Siamo, però, per sempre nell’ambito di una commedia, mentre nel 2013, Sven–Eric Bechtolf aveva ambientato Don Giovanni in un grande albergo di lusso dei nostri giorni (con riferimento alle vicende, allora caldissime, dell’ex Ministro delle Finanze francese Dominique Strauss Kahn) e l’anno seguente Così fan tutte era stato collocato in una Napoli settecentesca da cartolina, queste Nozze si svolgono nella prima parte del XX secolo in una grande villa dell’Austria, della Baviera o della Gran Bretagna. Con nessun riferimento a Siviglia. Le scene sono di Alex Eales. Anche grazie ad una recitazione molto curata, ciò mette in risalto i conflitti sociali e soprattutto il femminismo dell’apologo.
Dal 2013 è cambiato anche il direttore d’orchestra; al posto di Christoph Eschembach (che ha concertato le prime due opere della trilogia) c’è l’israeliano Dan Ettenger, della nidiata di Barenboim che ha concertato l’opera in numerosi teatro e dato un ottima prova, specialmente nei passaggi tra recitativi e ‘numeri’. In buca i Wiener Philarmoniker: il coro è quello della Staatoper di Vienna.
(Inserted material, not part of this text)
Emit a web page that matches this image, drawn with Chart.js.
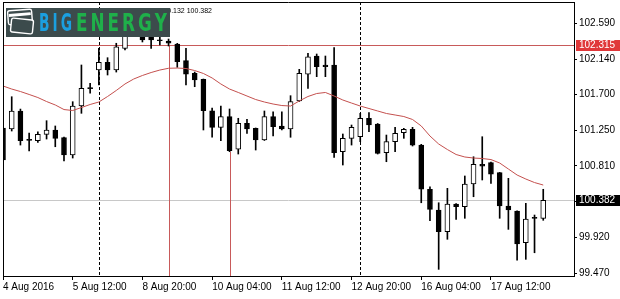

Nel cast, tutto di livello, spicca il Conte interpretato da Luca Pisaroni, che nella recita domenicale a cui ho assistito, è andato in scena nonostante un forte mal di schiena. Il suo Conte non l’uomo di mezza età alla perenne ricerca di gonnelle (come in numerosi allestimenti) ma un personaggio tormentato che ‘vorrebbe e non vorrebbe’ tradire la Contessa. Ottimo sotto il profilo vocale, così come lo è Anett Fritsch, una Contessa astuta (anche se addolorata per certi comportamenti del Conte), la quale si è meritata applausi a scena aperta dopo le sue due maggiori arie.
La coppia Figaro (Adam Plachetka) e Susanna (Martina Jancova) è perfetta nei ruoli e nelle voci. La coppia Marcellina (Ann Murray) e Bartolo (Carlos Chausson) è divertente tanto quanto deve essere. Margarita Gritsoka è uno splendido Cherubino. Dieci minuti di ovazioni: Queste Nozze si vedranno a Vienna ed altrove.